Enquanto isso, a inflação de serviços está contribuindo cada vez mais para as pressões gerais sobre os preços, à medida que as pessoas deixam de comprar bens para gastar mais em viagens e refeições.
Salários: Não há muito para se ver aqui
O que Powell via um ano atrás: dados sugeriam um crescimento salarial “moderado” e “pouca evidência de aumentos salariais que possam ameaçar uma inflação excessiva”, disse ele.
Como acabou sendo: os salários aumentaram acentuadamente, com as medidas amplas de crescimento salarial que Powell prometeu monitorar cuidadosamente saltando de apenas um pouco acima da meta de inflação de 2% do Fed para mais de 5%. Isso ainda está abaixo da inflação geral, mas o banco central pode estar menos otimista agora do que antes sobre a possibilidade de uma espiral de preços no estilo dos anos 1970.

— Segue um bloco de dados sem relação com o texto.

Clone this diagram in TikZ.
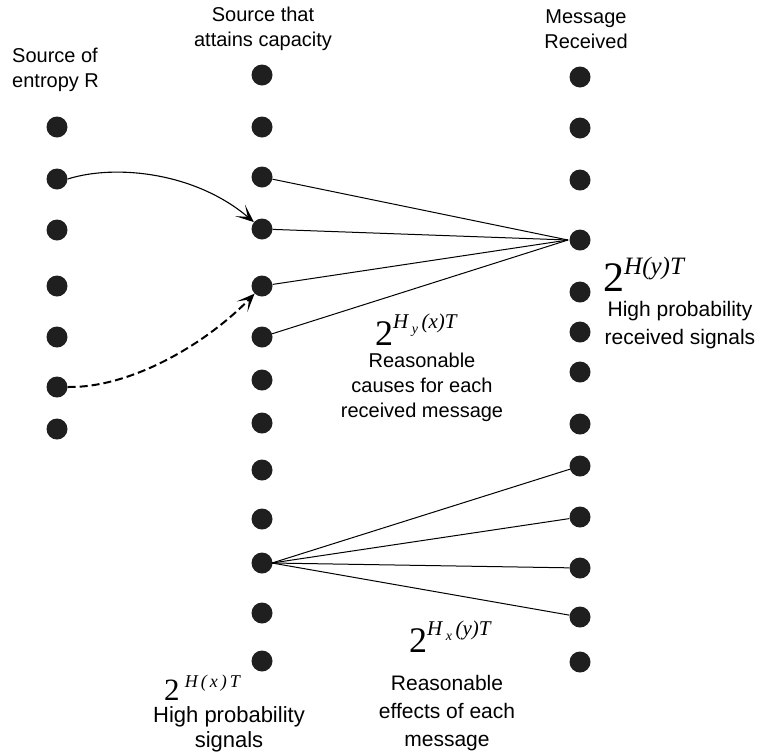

Expectativas de inflação: contidas?
O que Powell via então: famílias e empresas pareciam concordar com sua própria visão de que a inflação seria transitória – não se esperava que a inflação em cinco ou dez anos fosse muito maior do que a meta de 2% do Fed. Isso significava que o banco central poderia “observar” com segurança a inflação de curto prazo sem se preocupar com a possibilidade de ela se tornar incorporada à psique norte-americana.
Como acabou sendo: as expectativas de inflação de longo prazo aumentaram, e essa foi uma das razões pelas quais o Fed ficou mais agressivo em junho com o primeiro de dois aumentos desproporcionais de 75 pontos-base na taxa de juros.
Inflação global: benigna?
O que Powell via um ano atrás: a tecnologia, a globalização, o envelhecimento da população e a determinação dos bancos centrais de não deixar a inflação sair do controle mantiveram por décadas a inflação global baixa, e havia poucas razões para pensar que essas tendências subjacentes “se inverteram ou diminuíram repentinamente”, disse ele. Powell mostrou um gráfico demonstrando inflação baixa na maioria das economias avançadas.
Como acabou sendo: o cenário mudou.
E na sala de conferências onde Powell falará na sexta-feira, os banqueiros centrais globais que foram responsáveis por manter as pressões de preços sob controle no ano passado estarão observando cada linha em seus gráficos.